Community Drives Everything
One prevalent argument is the third tier placement of social need and belongingness in Maslow’s hierarchy. Because social connection not only drives human motivation, it also helps provide for some of our lower level needs.
Let me give you an example. During Thanksgiving I volunteered with Wayside Food Programs, a fantastic organization that provides community meals weekly across Portland.
On Thanksgiving Day, Wayside hosts a fancy and delicious dinner for those in need. I was lucky enough to be a volunteer for this event and served as a table host for an amazing group of people.
Now, accordingly to Maslow, most of these diners would be somewhere in level one or two of the needs hierarchy.
Most were without homes, or true shelter. Likewise, food and sleep are not a certainty. And security is definitely limited.
So in Maslow’s world, this group of people would still be fighting to conquer those two levels of the video game of life, and social connectedness would be the last things on their minds.
Instead, the opposite was true. In fact, it was both refreshing and inspiring to be around a group of people who so clearly cared for and supported one another (since we often see too much of the opposite in our world).
I saw a true formation of community, brought together with a bond that was even stronger because of the lower needs they were lacking.

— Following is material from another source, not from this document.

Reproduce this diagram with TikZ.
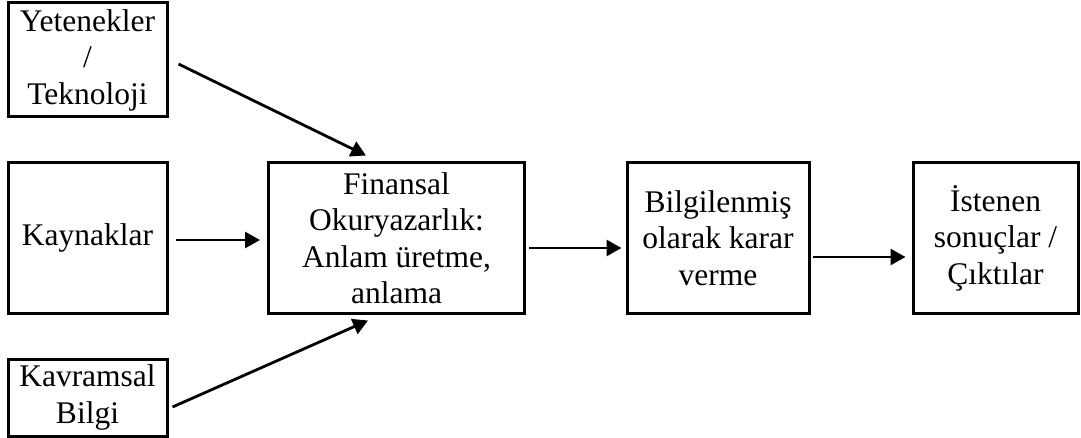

Interconnectedness: The Foundational Need
As the interconnectedness of society increases, so does the validity of this argument.
Social media has provided a visual of this fact, and while one can argue the negative side effects it has had on our society and the way we communicate, it’s also enlarged our community and changed the way we can connect.
Author of Psychology Today’s Positively Media column Pamela Rutledge, Ph.D., M.B.A. (a great column for any communicator to read frequently), argues that these tools simply serve a needed function in our changing world, one that we’ve participated in since the beginning of society.
Our need for survival through connection plays out through every successful social technology. If we look at the last decade of social technologies, we are not seeing anything fundamentally new. People have not changed. We still have the same old tripartite brain with its reptilian drives. Facebook may not bear much resemblance to huddling around a campfire, but, in spite of moral panics to the contrary, its function is the same. (Social Networks: What Maslow Misses)
Community Building as a Basic Need
So what does this mean for all of us?
We live in a professional world where the word “community” is often seen as a tactic versus a need. And even with the best intentions that perspective lessens its power.
But when we flip it around and see community as a fundamental need—and the tools used to build and strengthen it as facilitators, it changes the intention, quality, and most importantly our relationship with it.
No doubt many of us (myself included) in our Spin Sucks community can tell stories of the ways our group of Crazies has served an important role of support in our lives, both professional and personal.
And that lesson in support should travel with us throughout all of our efforts and campaigns.
Sometimes we forget the importance of what we do. Sometimes we cheapen it, or let others do so. But when you take away the “spin,” communications is about connection.
And that’s the foundation of who we are.